Math Museum Review

09 Mar 2014

Last Saturday I went to the Museum of Mathematics, across from Madison Square Park with Casey. The museum of math appears to be primarily a playground where parents bring their children to osmose math from pretty geometric shapes. It was a bit expensive, small, and broken. But it was also pretty fun.

Exhibits were generally interactive activities you could enjoy without thinking about much of anything besides “this is neat,” with explanations and history available at touchscreen kiosks. This idea is great – the museumgoer can be entertained for an hour while the seeds of neat ideas are planted, or can actively seek out an explanation if they’re curious.

The museum seemed very focused on geometric and topological topics in math - but it certainly did a terrific job of divorcing math from arithmetic, algebra and calculus, an important and worthwhile task.

I couldn’t help thinking of how much more I liked the MathWorks-sponsored math exhibit at the Boston Science museum - it presented neat ideas with more context, but was less interactive. But I think I learned less from it - I don’t remember any specific new ideas I left that exhibit with, beside feeling like I should do more math.

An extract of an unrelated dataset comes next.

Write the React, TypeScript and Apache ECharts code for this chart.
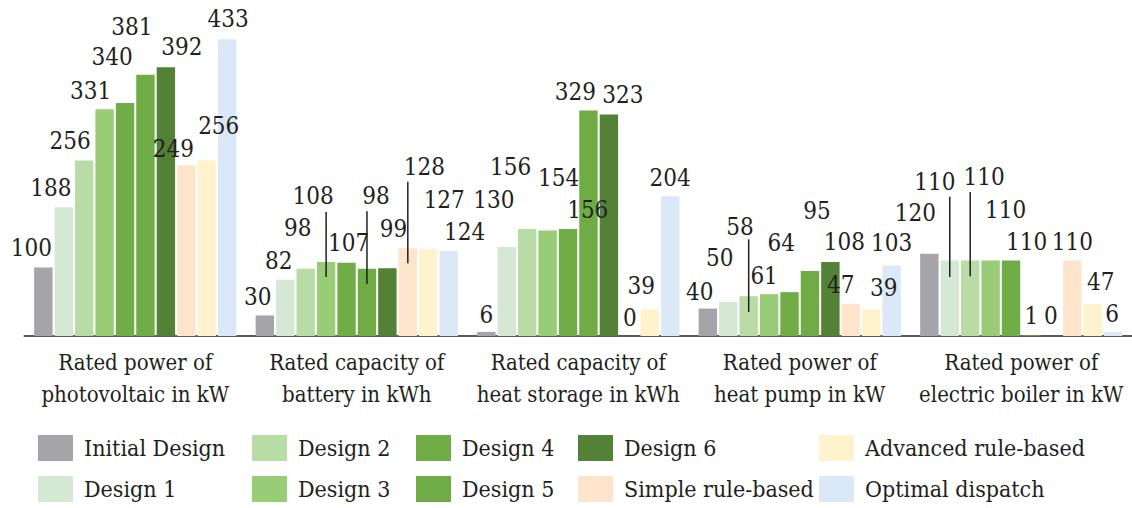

It also occurred to me that the annual ITP show might be neater too, for its interdisciplinary “everything is awesome” approach, but the average educational quality for me of each exhibit was much higher at the Math Museum.

Unfortunately there was a lot of ham-fisted teaching going on: I observed and directly experienced museum staff (probably mostly volunteers, all well-meaning) spouting lectures as though they were reading an interpretive sign. The advantage of a real person over a sign that you can truly engage and teach instead of lecture, and let the museum-goer drive the experience - but perhaps there’s no time for us to develop the sorts of relationship required for that kind of learning. The element of “bring your kids here so they’ll grow up to be smart,” which I’m sure permeates most museums, seemed particularly strong at MoMath. This made it particularly disappointing that while the museum essentially has free math tutors, I felt they were ineffective.

Some neat ideas from the museum:

  • There was a fun visualization of the relations of the relative pitches in chords: if we take a chord to be three pitches, we can change each pitch by one half step in either direction to create 6 chords to which this chord is connected. If we take a major chord like C E G, it’s one half step perturbation away from C minor (C E♭ G), C augmented (C E G♯), and 4 others, thereby forming a graph. If we allow relative transposition, we now have a smaller graph that looks like this:

    chords graph

    where the numbers represent the intervals. A major chord is in the middle; 4 half steps, then three more half steps. It was a new idea to me, so I found it cool, though the sound design of the interactive exhibit didn’t get the idea across particularly well.

  • Catenary curves: they’re different from parabolas, but look similar. The seem more natural geometrically - if you don’t go straight to mechanics, your kid should learn these first. (But who am I kidding, of course if I were teaching small children I would teach mechanics first, regardless of what developmental psychology has to say about some ideas being more natural than others.) As an undergraduate physics major, I’m embarrassed to admit this I didn’t remember what the word meant at all from when I last learned about it.

    square wheeled bike

  • Fractal Tree - a really intuitive description of a fractal: take a picture of yourself, overlay it on your arms. Overlay each of those overlays' arms with yourself again, etc.